HOST-Oman/scribus

Provide typographically correct ligature setting for German

Closed this issue · 2 comments

Provide typographically correct ligature setting for German:

For most languages, you simply use ligatures everywhere in your text. German typography is different. German has many compound words: They are composed by various morphemes. In traditional german typography, you use ligatures within the morphemes, but you do not use ligatures across morpheme boundaries. Example: “Auffahrt” is composed of two morphemes: Auf-fahrt. You should not use a ff ligature here. “Schiff” is composed of one single morphem: Schiff. And within this morpheme, you should use therefore the ff ligature.

The standard way to do correct ligature setting is enabling OpenType ligatures and introducing zero width non-joiners (ZWNJ, Unicode U+200C) there where ligatures have to be suppressed.

Doing this work manually is annoying. It would be more comfortable to do this automatically, like for hyphenation.

As discussed in #144 it might be the best to do this in a script.

The attachment contains such a script.

Technical approach: As the problem of German ligature setting is similar to the problem of hyphenation, the script uses a Python port of the Tex hyphenation algorithm (original author Ned Batchelder, Public Domain). It contains a pseudo-hyphenation pattern especially for ligature setting. This pattern was generated from the hyphenation word list of the “Trennmuster” project (new German hyphenation patterns for Tex). The script has been written with the script API problem “UTF16 code units ≠ Unicode Scalar Values” in mind and should not cause any problems in this sense (even if later the script API would use UTF32 code units). There are also unit testes for this script. The script applies the German ligature typesetting to all the selected text frames and their underlying story (regardless if individual words have the attribute “German” in the character style or not). The script has been tested under Scribus CTL Linux and seems to work (script and unit tests). I’ve tested it also under Scribus 1.5.2 (normal, without CTL) Windows: The script works, but I do not get the unit tests started.
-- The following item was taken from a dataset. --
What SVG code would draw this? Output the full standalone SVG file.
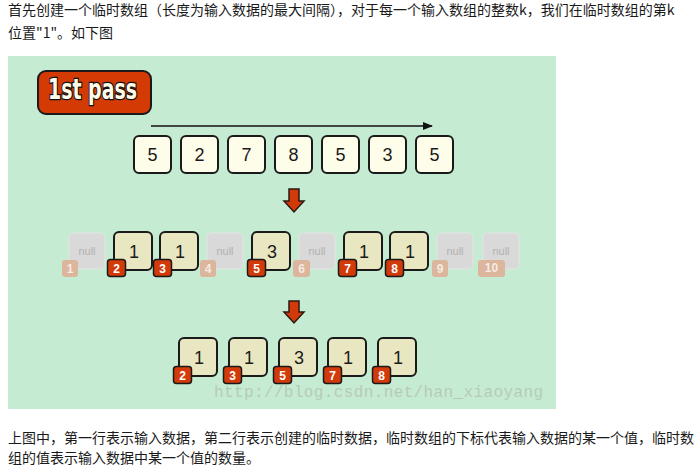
<svg xmlns="http://www.w3.org/2000/svg" width="698" height="471" viewBox="0 0 698 471">
<defs>
<style>
.para{font-family:"Noto Sans CJK SC","Liberation Sans",sans-serif;font-size:14px;fill:#1a1a1a}
.inbox{fill:#fdfde9;stroke:#1a1a1a;stroke-width:2}
.valbox{fill:#e8e7c1;stroke:#1a1a1a;stroke-width:2}
.nullbox{fill:#d9d9d9;stroke:#e4e4e4;stroke-width:1}
.num{font-family:"Liberation Sans",Arial,sans-serif;font-size:18px;fill:#1a1a1a;text-anchor:middle}
.nulltxt{font-family:"Liberation Sans",Arial,sans-serif;font-size:11px;fill:#b2b2b2;text-anchor:middle}
.idx{fill:#d23a0a;stroke:#1a1a1a;stroke-width:1.5}
.idxoff{fill:#dbb59c}
.idxtxt{font-family:"Liberation Sans",Arial,sans-serif;font-size:12px;font-weight:bold;fill:#ffffff;text-anchor:middle}
.idxofftxt{font-family:"Liberation Sans",Arial,sans-serif;font-size:12px;font-weight:bold;fill:#f6ebe3;text-anchor:middle}
.down{fill:#d23a0a;stroke:#2a1a10;stroke-width:1.5;stroke-linejoin:miter}
</style>
<marker id="ah" markerWidth="10" markerHeight="8" refX="9" refY="4" orient="auto" markerUnits="userSpaceOnUse">
<path d="M0,0 L10,4 L0,8 Z" fill="#111"/>
</marker>
</defs>
<rect width="698" height="471" fill="#ffffff"/>
<text class="para" x="8" y="15">首先创建一个临时数组（长度为输入数据的最大间隔），对于每一个输入数组的整数k，我们在临时数组的第k</text>
<text class="para" x="8" y="38">位置"1"。如下图</text>
<rect x="8" y="56" width="548" height="353" fill="#c6ebd3"/>

<g id="badge">
<rect x="38" y="71" width="113" height="43" rx="8" fill="#d43a04" stroke="#1a1a1a" stroke-width="2"/>
<g transform="translate(48,99) scale(1,1.08)">
<text x="0" y="0" textLength="89" lengthAdjust="spacingAndGlyphs" font-family="'DejaVu Sans Condensed','DejaVu Sans',sans-serif" font-weight="bold" font-size="27" fill="#fffbe8" stroke="#111" stroke-width="2.4" paint-order="stroke">1st pass</text>
</g>
</g>

<g id="connectors">
<line x1="151" y1="126" x2="432" y2="126" stroke="#111" stroke-width="1.6" marker-end="url(#ah)"/>
<path class="down" d="M289,189 H299 V201 H304 L294,212 L284,201 H289 Z"/>
<path class="down" d="M289,301 H299 V312 H304 L294,323 L284,312 H289 Z"/>
</g>

<g id="input">
<g id="in1"><rect class="inbox" x="134" y="136" width="37" height="37" rx="5"/><text class="num" x="152.5" y="161">5</text></g>
<g id="in2"><rect class="inbox" x="181" y="136" width="37" height="37" rx="5"/><text class="num" x="199.5" y="161">2</text></g>
<g id="in3"><rect class="inbox" x="228" y="136" width="37" height="37" rx="5"/><text class="num" x="246.5" y="161">7</text></g>
<g id="in4"><rect class="inbox" x="275" y="136" width="37" height="37" rx="5"/><text class="num" x="293.5" y="161">8</text></g>
<g id="in5"><rect class="inbox" x="322" y="136" width="37" height="37" rx="5"/><text class="num" x="340.5" y="161">5</text></g>
<g id="in6"><rect class="inbox" x="369" y="136" width="37" height="37" rx="5"/><text class="num" x="387.5" y="161">3</text></g>
<g id="in7"><rect class="inbox" x="416" y="136" width="37" height="37" rx="5"/><text class="num" x="434.5" y="161">5</text></g>
</g>

<g id="temp">
<g id="t1"><rect class="nullbox" x="69" y="233" width="36" height="36" rx="5"/><text class="nulltxt" x="87" y="255">null</text><rect class="idxoff" x="62" y="260" width="16" height="17" rx="3"/><text class="idxofftxt" x="70" y="273">1</text></g>
<g id="t2"><rect class="valbox" x="114" y="232" width="38" height="38" rx="5"/><text class="num" x="134" y="257.5">1</text><rect class="idx" x="107.5" y="259.5" width="18" height="17" rx="3"/><text class="idxtxt" x="116.5" y="272.5">2</text></g>
<g id="t3"><rect class="valbox" x="160" y="232" width="38" height="38" rx="5"/><text class="num" x="180" y="257.5">1</text><rect class="idx" x="153.5" y="259.5" width="18" height="17" rx="3"/><text class="idxtxt" x="162.5" y="272.5">3</text></g>
<g id="t4"><rect class="nullbox" x="207" y="233" width="36" height="36" rx="5"/><text class="nulltxt" x="225" y="255">null</text><rect class="idxoff" x="200" y="260" width="16" height="17" rx="3"/><text class="idxofftxt" x="208" y="273">4</text></g>
<g id="t5"><rect class="valbox" x="252" y="232" width="38" height="38" rx="5"/><text class="num" x="272" y="257.5">3</text><rect class="idx" x="247.5" y="259.5" width="18" height="17" rx="3"/><text class="idxtxt" x="256.5" y="272.5">5</text></g>
<g id="t6"><rect class="nullbox" x="299" y="233" width="36" height="36" rx="5"/><text class="nulltxt" x="317" y="255">null</text><rect class="idxoff" x="293" y="260" width="17" height="17" rx="3"/><text class="idxofftxt" x="301.5" y="273">6</text></g>
<g id="t7"><rect class="valbox" x="344" y="232" width="38" height="38" rx="5"/><text class="num" x="364" y="257.5">1</text><rect class="idx" x="338.5" y="259.5" width="18" height="17" rx="3"/><text class="idxtxt" x="347.5" y="272.5">7</text></g>
<g id="t8"><rect class="valbox" x="390" y="232" width="38" height="38" rx="5"/><text class="num" x="410" y="257.5">1</text><rect class="idx" x="385.5" y="259.5" width="18" height="17" rx="3"/><text class="idxtxt" x="394.5" y="272.5">8</text></g>
<g id="t9"><rect class="nullbox" x="437" y="233" width="36" height="36" rx="5"/><text class="nulltxt" x="455" y="255">null</text><rect class="idxoff" x="432" y="260" width="16" height="17" rx="3"/><text class="idxofftxt" x="440" y="273">9</text></g>
<g id="t10"><rect class="nullbox" x="483" y="233" width="36" height="36" rx="5"/><text class="nulltxt" x="501" y="255">null</text><rect class="idxoff" x="478" y="260" width="27" height="17" rx="3"/><text class="idxofftxt" x="491.5" y="271.5" font-size="8">10</text></g>
</g>

<g id="result">
<g id="r1"><rect class="valbox" x="179" y="338" width="38" height="38" rx="5"/><text class="num" x="199" y="363.5">1</text><rect class="idx" x="173.5" y="366.5" width="18" height="17" rx="3"/><text class="idxtxt" x="182.5" y="379.5">2</text></g>
<g id="r2"><rect class="valbox" x="229" y="338" width="38" height="38" rx="5"/><text class="num" x="249" y="363.5">1</text><rect class="idx" x="223.5" y="366.5" width="18" height="17" rx="3"/><text class="idxtxt" x="232.5" y="379.5">3</text></g>
<g id="r3"><rect class="valbox" x="279" y="338" width="38" height="38" rx="5"/><text class="num" x="299" y="363.5">3</text><rect class="idx" x="273.5" y="366.5" width="18" height="17" rx="3"/><text class="idxtxt" x="282.5" y="379.5">5</text></g>
<g id="r4"><rect class="valbox" x="328" y="338" width="38" height="38" rx="5"/><text class="num" x="348" y="363.5">1</text><rect class="idx" x="323.5" y="366.5" width="18" height="17" rx="3"/><text class="idxtxt" x="332.5" y="379.5">7</text></g>
<g id="r5"><rect class="valbox" x="378" y="338" width="38" height="38" rx="5"/><text class="num" x="398" y="363.5">1</text><rect class="idx" x="372.5" y="366.5" width="18" height="17" rx="3"/><text class="idxtxt" x="381.5" y="379.5">8</text></g>
</g>

<text x="214" y="396.5" font-family="'Liberation Mono','Courier New',monospace" font-size="16" textLength="329" fill="#b6cabc">http://blog.csdn.net/han_xiaoyang</text>

<text class="para" x="8" y="443">上图中，第一行表示输入数据，第二行表示创建的临时数据，临时数组的下标代表输入数据的某一个值，临时数</text>
<text class="para" x="8" y="463">组的值表示输入数据中某一个值的数量。</text>
</svg>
The script inserts and/or removes ZWNJ. With the new Scribus CTL grapheme cluster based cursor movements, the text is still reasonable comfortable to edit even with ZWNJ within it.

Possible issues:
‣ English GUI texts might need a review (my English is terrible).
‣ Automatic hyphenation will not work correctly when ZWNJ characters are in the text. But I would consider this as a problem of the hyphenation code. Workaround: Do hyphenation first, and ligature setting after.

I propose to include the script in Scribus.

Ligatursatzprojekt.zip

Great work @sommerluk. I don't know what is the process to include scripts into scribus mainstream but I if it fix a problem or make things easier for people I don't mind to include it.

@sommerluk please send a pull request to add your script.